Les situations personnelles forcément touchantes n’y changent rien. La LAT existe, et il faudra bel et bien que Tévenon, commune dont la zone à bâtir est surdimensionnée, crée son PACom en dézonant. Et les options qui s’offrent au village ne sont pas si nombreuses. Premièrement, on peut tout refaire, donc repayer 250 000 francs, pour aboutir à un PACom à peine modifié, qui apaisera autant d’actuels opposants qu’il en créera de nouveaux.

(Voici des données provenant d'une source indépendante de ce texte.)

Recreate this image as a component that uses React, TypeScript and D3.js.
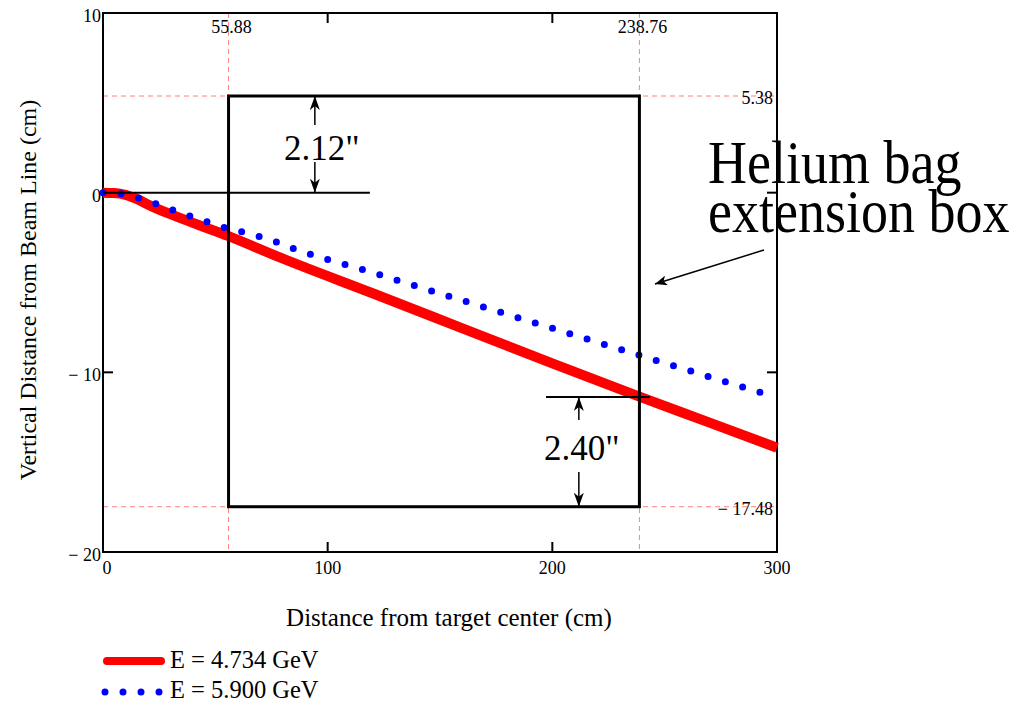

Ensuite on peut faire front, compter sur la rébellion des autres communes surdimensionnées au niveau du bâti et défier le Canton et la Confédération dans le but de changer la LAT, votée par le peuple suisse en 2013. Si ça fonctionne, c’est le bingo, mais si ça échoue, c’est le fiasco. Le Canton crée lui-même le PACom de Tévenon, réduisant à néant toute l’autonomie de la Commune. Aux frais des Tévenols, bien sûr, et cette fois-ci ça risque de coûter bien plus que les 250 000 francs dépensés par la Commune. Dans ce cas, David peut-il vraiment gagner contre Goliath? Rien n’est moins sûr.
Enfin, il est possible d’accepter ce PACom. Avec tous les défauts qui lui sont propres, avec toutes les tragédies qu’il implique. Un choix évidemment impensable pour ceux qui perdent parfois les économies d’une vie dans le processus. Mais un choix qui doit être fait pour éviter que le nombre de déçus n’augmente encore. Car avec l’entrée en vigueur d’un nouveau PACom, la question n’est pas de savoir s’il y aura des lésés, mais combien il y en aura.
Et c’est dans ces cas que les autorités doivent montrer leur utilité, en soutenant ceux qui, n’en déplaise à Pierre Imhof, perdent de l’argent, sonnant et trébuchant, dans l’affaire. Si un salut existe pour les propriétaires, il doit venir d’un appui des institutions. Pas du blocage du PACom.